What are the leading causes of car accidents in California?

Many accidents in California can be attributed to common and negligent driver behaviors, including driving while impaired, speeding and distracted driving.

Each year, hundreds of thousands of car accidents occur in Temecula and other parts of California. In 2013 alone, over 150,000 crashes that caused injuries and 2,800 fatal crashes were reported throughout the state, according to the California Highway Patrol. Tragically, reckless or negligent behaviors on the part of motorists may contribute to many of these accidents. It's critical for drivers to understand and avoid the most common of these habits, which can greatly raise the risk of accidents, injuries and fatalities.

Speeding

Speeding is a prevalent cause of severe car accidents, according to the Insurance Institute of Highway Safety. Speeding can make crashes more likely by reducing a driver's effective reaction time and control over his or her vehicle. Speed-related accidents are also likelier to have catastrophic outcomes, given the large amount of energy that must be released during the crash. Nationally, almost 10,000 people were killed in these accidents in 2013. These deaths accounted for 29 percent of all accident fatalities recorded that year.

Impaired driving

Drivers who are under the influence of drugs or alcohol contribute to thousands of car crashes in California each year. For the last several years, more than one-quarter of traffic deaths in California have occurred in alcohol-related accidents, according to the Office of Traffic Safety. In 2014 alone, over 880 people lost their lives in these accidents. Drug use is also a common factor in serious accidents. In 2013, almost one out of three drivers who were killed in car crashes in California were under the influence of prescription or illegal drugs.

Distraction

Driver distraction is another widespread problem in California. The exact number of distracted driving accidents that occur in the state is unknown, since conclusively showing that distraction was a factor in an accident can be difficult. However, the OTS offers the following statistics on the prevalence of this dangerous habit:

• About 61 percent of drivers in California reported in 2014 that they had experienced at least one collision or close call with a driver who was using a cell phone.

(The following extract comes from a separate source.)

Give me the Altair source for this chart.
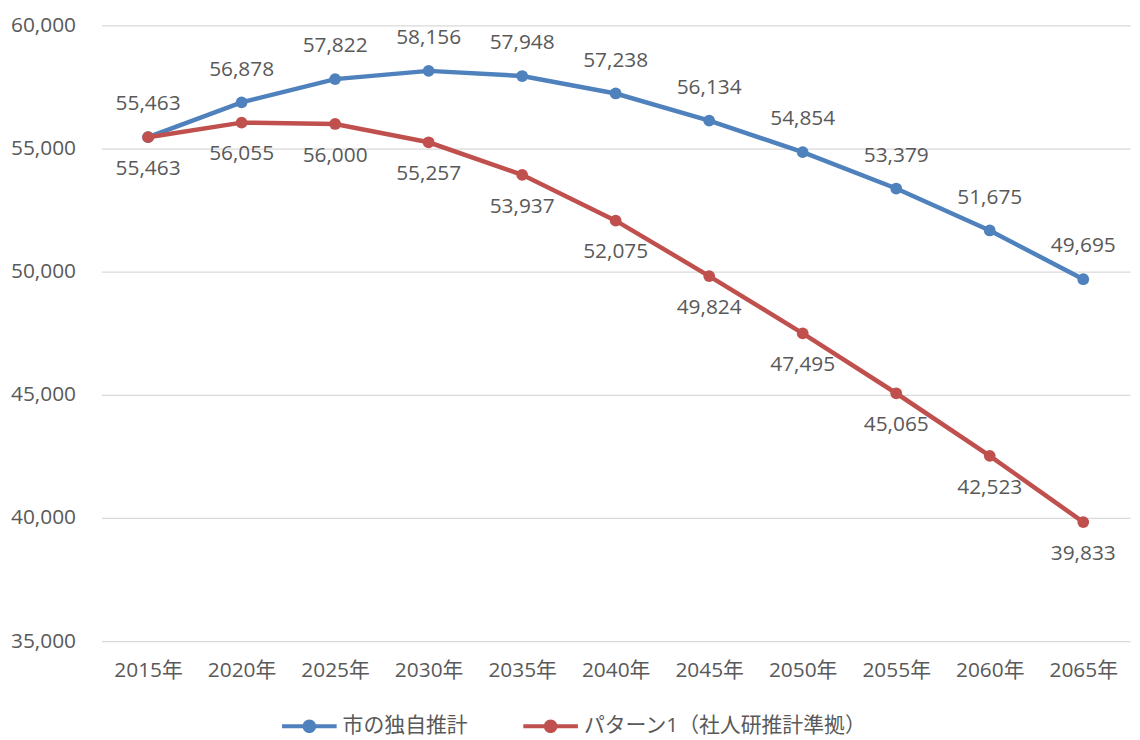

• In 2013, authorities ticketed and convicted over 426,000 drivers for illegally using handheld cellphones while at the wheel.

• Overall, authorities believe that distraction plays a role in about 80 percent of accidents that occur in the state.

The same source notes that many forms of distraction that remain legal, such as using a hands-free cell phone, can still raise the risk of a car crash. Unfortunately, these habits may persist because many drivers do not recognize or fully appreciate the associated risk of accidents.

Holding drivers responsible

When an accident occurs due to any of these negligent behaviors, legal recourse may be available to victims or their surviving family members. A driver who is found at fault in an accident may be liable for the resulting injuries, financial losses and other damages. However, documenting the circumstances of a crash and establishing a driver's liability can be challenging. Consequently, the victims of crashes that involved any of these factors may benefit from consulting with an attorney for advice on navigating the claims process.